[BEGIN DATA PROVIDED]

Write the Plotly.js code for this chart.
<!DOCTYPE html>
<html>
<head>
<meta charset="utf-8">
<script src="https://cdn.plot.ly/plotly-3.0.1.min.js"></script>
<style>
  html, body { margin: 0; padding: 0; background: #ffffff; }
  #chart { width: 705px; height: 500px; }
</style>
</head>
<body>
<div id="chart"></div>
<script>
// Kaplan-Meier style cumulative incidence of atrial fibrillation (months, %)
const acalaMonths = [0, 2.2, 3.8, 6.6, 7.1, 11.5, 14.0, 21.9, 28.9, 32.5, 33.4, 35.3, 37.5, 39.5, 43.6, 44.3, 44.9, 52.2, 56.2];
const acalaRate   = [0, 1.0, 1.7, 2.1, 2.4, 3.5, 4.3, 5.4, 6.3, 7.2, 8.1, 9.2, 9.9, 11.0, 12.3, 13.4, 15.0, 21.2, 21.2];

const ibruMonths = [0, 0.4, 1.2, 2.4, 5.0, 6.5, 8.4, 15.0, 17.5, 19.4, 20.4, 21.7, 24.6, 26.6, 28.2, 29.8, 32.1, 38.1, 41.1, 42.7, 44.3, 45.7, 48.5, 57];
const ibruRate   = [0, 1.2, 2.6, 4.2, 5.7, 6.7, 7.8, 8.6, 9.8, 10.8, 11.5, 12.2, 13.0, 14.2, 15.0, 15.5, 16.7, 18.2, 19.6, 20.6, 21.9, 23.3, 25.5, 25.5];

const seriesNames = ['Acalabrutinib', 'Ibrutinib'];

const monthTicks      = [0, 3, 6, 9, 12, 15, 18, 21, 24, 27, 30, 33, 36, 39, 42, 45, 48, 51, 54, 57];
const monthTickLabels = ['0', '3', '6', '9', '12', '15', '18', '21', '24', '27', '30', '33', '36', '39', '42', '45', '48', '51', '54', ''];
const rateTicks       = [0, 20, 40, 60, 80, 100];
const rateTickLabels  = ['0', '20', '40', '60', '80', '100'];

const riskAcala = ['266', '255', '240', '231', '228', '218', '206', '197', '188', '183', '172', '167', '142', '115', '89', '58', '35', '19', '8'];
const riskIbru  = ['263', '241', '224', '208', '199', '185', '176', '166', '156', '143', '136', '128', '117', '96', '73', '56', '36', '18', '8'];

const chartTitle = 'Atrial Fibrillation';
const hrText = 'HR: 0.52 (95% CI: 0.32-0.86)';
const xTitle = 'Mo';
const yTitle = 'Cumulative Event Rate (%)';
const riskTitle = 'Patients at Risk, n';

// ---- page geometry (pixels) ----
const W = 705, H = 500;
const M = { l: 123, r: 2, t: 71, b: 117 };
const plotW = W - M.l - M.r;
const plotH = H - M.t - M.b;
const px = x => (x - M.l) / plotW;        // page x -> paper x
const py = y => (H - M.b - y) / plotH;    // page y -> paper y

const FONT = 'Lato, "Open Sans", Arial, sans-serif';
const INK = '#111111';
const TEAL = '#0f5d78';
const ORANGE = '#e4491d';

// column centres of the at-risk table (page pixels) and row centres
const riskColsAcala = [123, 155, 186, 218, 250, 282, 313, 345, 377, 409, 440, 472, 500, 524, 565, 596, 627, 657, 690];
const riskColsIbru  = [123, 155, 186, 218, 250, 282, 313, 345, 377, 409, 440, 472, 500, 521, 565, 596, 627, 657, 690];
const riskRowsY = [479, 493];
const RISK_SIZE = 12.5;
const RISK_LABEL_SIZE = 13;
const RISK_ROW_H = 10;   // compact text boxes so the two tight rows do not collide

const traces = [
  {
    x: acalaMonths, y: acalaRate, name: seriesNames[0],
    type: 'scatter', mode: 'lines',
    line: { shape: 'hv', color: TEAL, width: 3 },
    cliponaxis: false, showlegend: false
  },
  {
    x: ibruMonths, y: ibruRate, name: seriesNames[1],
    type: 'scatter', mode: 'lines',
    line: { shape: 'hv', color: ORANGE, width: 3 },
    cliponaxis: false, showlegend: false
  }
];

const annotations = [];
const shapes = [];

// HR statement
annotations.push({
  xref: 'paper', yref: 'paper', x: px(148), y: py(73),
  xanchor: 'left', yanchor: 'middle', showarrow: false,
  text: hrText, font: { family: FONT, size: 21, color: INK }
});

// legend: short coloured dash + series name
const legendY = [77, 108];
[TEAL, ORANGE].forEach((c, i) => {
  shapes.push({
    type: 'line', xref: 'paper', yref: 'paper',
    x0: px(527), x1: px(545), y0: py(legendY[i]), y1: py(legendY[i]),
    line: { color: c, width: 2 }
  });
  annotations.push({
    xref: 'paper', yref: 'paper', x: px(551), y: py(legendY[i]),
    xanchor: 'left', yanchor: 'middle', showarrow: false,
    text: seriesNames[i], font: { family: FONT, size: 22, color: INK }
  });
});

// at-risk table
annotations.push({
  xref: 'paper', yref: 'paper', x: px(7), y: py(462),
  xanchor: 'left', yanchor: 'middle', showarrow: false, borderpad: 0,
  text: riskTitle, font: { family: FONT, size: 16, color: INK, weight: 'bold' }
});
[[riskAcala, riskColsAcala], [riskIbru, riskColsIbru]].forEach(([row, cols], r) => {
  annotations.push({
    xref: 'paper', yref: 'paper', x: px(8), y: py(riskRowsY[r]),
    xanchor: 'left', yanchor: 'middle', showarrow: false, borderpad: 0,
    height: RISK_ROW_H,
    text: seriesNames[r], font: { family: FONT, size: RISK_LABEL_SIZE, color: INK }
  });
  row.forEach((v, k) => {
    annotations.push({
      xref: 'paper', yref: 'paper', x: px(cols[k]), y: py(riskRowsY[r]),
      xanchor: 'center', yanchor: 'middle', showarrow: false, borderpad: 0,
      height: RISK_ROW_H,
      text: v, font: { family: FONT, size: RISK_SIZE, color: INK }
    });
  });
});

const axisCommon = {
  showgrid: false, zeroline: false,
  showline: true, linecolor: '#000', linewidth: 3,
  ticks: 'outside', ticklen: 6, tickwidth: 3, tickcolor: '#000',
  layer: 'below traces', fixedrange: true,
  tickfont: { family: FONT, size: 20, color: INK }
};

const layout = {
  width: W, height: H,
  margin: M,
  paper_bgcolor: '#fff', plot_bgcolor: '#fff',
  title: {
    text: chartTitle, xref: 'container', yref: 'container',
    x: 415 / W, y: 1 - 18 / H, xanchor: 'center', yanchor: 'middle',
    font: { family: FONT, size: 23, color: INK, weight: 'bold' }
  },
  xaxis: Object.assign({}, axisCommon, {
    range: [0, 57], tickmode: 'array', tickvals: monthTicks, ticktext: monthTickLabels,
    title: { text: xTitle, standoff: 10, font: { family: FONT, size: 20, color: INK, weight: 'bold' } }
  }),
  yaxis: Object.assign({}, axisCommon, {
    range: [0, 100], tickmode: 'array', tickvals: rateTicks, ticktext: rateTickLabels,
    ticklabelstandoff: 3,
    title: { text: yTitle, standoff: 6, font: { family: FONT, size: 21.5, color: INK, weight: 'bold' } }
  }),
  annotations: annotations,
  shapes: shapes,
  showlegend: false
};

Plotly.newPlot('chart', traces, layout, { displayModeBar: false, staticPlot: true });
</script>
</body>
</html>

[END DATA PROVIDED]

== EXERCISE DIRECTIONS ==
Reproduce the whole listing word for word.

== RESULT BELOW ==
Write the Plotly.js code for this chart.
<!DOCTYPE html>
<html>
<head>
<meta charset="utf-8">
<script src="https://cdn.plot.ly/plotly-3.0.1.min.js"></script>
<style>
  html, body { margin: 0; padding: 0; background: #ffffff; }
  #chart { width: 705px; height: 500px; }
</style>
</head>
<body>
<div id="chart"></div>
<script>
// Kaplan-Meier style cumulative incidence of atrial fibrillation (months, %)
const acalaMonths = [0, 2.2, 3.8, 6.6, 7.1, 11.5, 14.0, 21.9, 28.9, 32.5, 33.4, 35.3, 37.5, 39.5, 43.6, 44.3, 44.9, 52.2, 56.2];
const acalaRate   = [0, 1.0, 1.7, 2.1, 2.4, 3.5, 4.3, 5.4, 6.3, 7.2, 8.1, 9.2, 9.9, 11.0, 12.3, 13.4, 15.0, 21.2, 21.2];

const ibruMonths = [0, 0.4, 1.2, 2.4, 5.0, 6.5, 8.4, 15.0, 17.5, 19.4, 20.4, 21.7, 24.6, 26.6, 28.2, 29.8, 32.1, 38.1, 41.1, 42.7, 44.3, 45.7, 48.5, 57];
const ibruRate   = [0, 1.2, 2.6, 4.2, 5.7, 6.7, 7.8, 8.6, 9.8, 10.8, 11.5, 12.2, 13.0, 14.2, 15.0, 15.5, 16.7, 18.2, 19.6, 20.6, 21.9, 23.3, 25.5, 25.5];

const seriesNames = ['Acalabrutinib', 'Ibrutinib'];

const monthTicks      = [0, 3, 6, 9, 12, 15, 18, 21, 24, 27, 30, 33, 36, 39, 42, 45, 48, 51, 54, 57];
const monthTickLabels = ['0', '3', '6', '9', '12', '15', '18', '21', '24', '27', '30', '33', '36', '39', '42', '45', '48', '51', '54', ''];
const rateTicks       = [0, 20, 40, 60, 80, 100];
const rateTickLabels  = ['0', '20', '40', '60', '80', '100'];

const riskAcala = ['266', '255', '240', '231', '228', '218', '206', '197', '188', '183', '172', '167', '142', '115', '89', '58', '35', '19', '8'];
const riskIbru  = ['263', '241', '224', '208', '199', '185', '176', '166', '156', '143', '136', '128', '117', '96', '73', '56', '36', '18', '8'];

const chartTitle = 'Atrial Fibrillation';
const hrText = 'HR: 0.52 (95% CI: 0.32-0.86)';
const xTitle = 'Mo';
const yTitle = 'Cumulative Event Rate (%)';
const riskTitle = 'Patients at Risk, n';

// ---- page geometry (pixels) ----
const W = 705, H = 500;
const M = { l: 123, r: 2, t: 71, b: 117 };
const plotW = W - M.l - M.r;
const plotH = H - M.t - M.b;
const px = x => (x - M.l) / plotW;        // page x -> paper x
const py = y => (H - M.b - y) / plotH;    // page y -> paper y

const FONT = 'Lato, "Open Sans", Arial, sans-serif';
const INK = '#111111';
const TEAL = '#0f5d78';
const ORANGE = '#e4491d';

// column centres of the at-risk table (page pixels) and row centres
const riskColsAcala = [123, 155, 186, 218, 250, 282, 313, 345, 377, 409, 440, 472, 500, 524, 565, 596, 627, 657, 690];
const riskColsIbru  = [123, 155, 186, 218, 250, 282, 313, 345, 377, 409, 440, 472, 500, 521, 565, 596, 627, 657, 690];
const riskRowsY = [479, 493];
const RISK_SIZE = 12.5;
const RISK_LABEL_SIZE = 13;
const RISK_ROW_H = 10;   // compact text boxes so the two tight rows do not collide

const traces = [
  {
    x: acalaMonths, y: acalaRate, name: seriesNames[0],
    type: 'scatter', mode: 'lines',
    line: { shape: 'hv', color: TEAL, width: 3 },
    cliponaxis: false, showlegend: false
  },
  {
    x: ibruMonths, y: ibruRate, name: seriesNames[1],
    type: 'scatter', mode: 'lines',
    line: { shape: 'hv', color: ORANGE, width: 3 },
    cliponaxis: false, showlegend: false
  }
];

const annotations = [];
const shapes = [];

// HR statement
annotations.push({
  xref: 'paper', yref: 'paper', x: px(148), y: py(73),
  xanchor: 'left', yanchor: 'middle', showarrow: false,
  text: hrText, font: { family: FONT, size: 21, color: INK }
});

// legend: short coloured dash + series name
const legendY = [77, 108];
[TEAL, ORANGE].forEach((c, i) => {
  shapes.push({
    type: 'line', xref: 'paper', yref: 'paper',
    x0: px(527), x1: px(545), y0: py(legendY[i]), y1: py(legendY[i]),
    line: { color: c, width: 2 }
  });
  annotations.push({
    xref: 'paper', yref: 'paper', x: px(551), y: py(legendY[i]),
    xanchor: 'left', yanchor: 'middle', showarrow: false,
    text: seriesNames[i], font: { family: FONT, size: 22, color: INK }
  });
});

// at-risk table
annotations.push({
  xref: 'paper', yref: 'paper', x: px(7), y: py(462),
  xanchor: 'left', yanchor: 'middle', showarrow: false, borderpad: 0,
  text: riskTitle, font: { family: FONT, size: 16, color: INK, weight: 'bold' }
});
[[riskAcala, riskColsAcala], [riskIbru, riskColsIbru]].forEach(([row, cols], r) => {
  annotations.push({
    xref: 'paper', yref: 'paper', x: px(8), y: py(riskRowsY[r]),
    xanchor: 'left', yanchor: 'middle', showarrow: false, borderpad: 0,
    height: RISK_ROW_H,
    text: seriesNames[r], font: { family: FONT, size: RISK_LABEL_SIZE, color: INK }
  });
  row.forEach((v, k) => {
    annotations.push({
      xref: 'paper', yref: 'paper', x: px(cols[k]), y: py(riskRowsY[r]),
      xanchor: 'center', yanchor: 'middle', showarrow: false, borderpad: 0,
      height: RISK_ROW_H,
      text: v, font: { family: FONT, size: RISK_SIZE, color: INK }
    });
  });
});

const axisCommon = {
  showgrid: false, zeroline: false,
  showline: true, linecolor: '#000', linewidth: 3,
  ticks: 'outside', ticklen: 6, tickwidth: 3, tickcolor: '#000',
  layer: 'below traces', fixedrange: true,
  tickfont: { family: FONT, size: 20, color: INK }
};

const layout = {
  width: W, height: H,
  margin: M,
  paper_bgcolor: '#fff', plot_bgcolor: '#fff',
  title: {
    text: chartTitle, xref: 'container', yref: 'container',
    x: 415 / W, y: 1 - 18 / H, xanchor: 'center', yanchor: 'middle',
    font: { family: FONT, size: 23, color: INK, weight: 'bold' }
  },
  xaxis: Object.assign({}, axisCommon, {
    range: [0, 57], tickmode: 'array', tickvals: monthTicks, ticktext: monthTickLabels,
    title: { text: xTitle, standoff: 10, font: { family: FONT, size: 20, color: INK, weight: 'bold' } }
  }),
  yaxis: Object.assign({}, axisCommon, {
    range: [0, 100], tickmode: 'array', tickvals: rateTicks, ticktext: rateTickLabels,
    ticklabelstandoff: 3,
    title: { text: yTitle, standoff: 6, font: { family: FONT, size: 21.5, color: INK, weight: 'bold' } }
  }),
  annotations: annotations,
  shapes: shapes,
  showlegend: false
};

Plotly.newPlot('chart', traces, layout, { displayModeBar: false, staticPlot: true });
</script>
</body>
</html>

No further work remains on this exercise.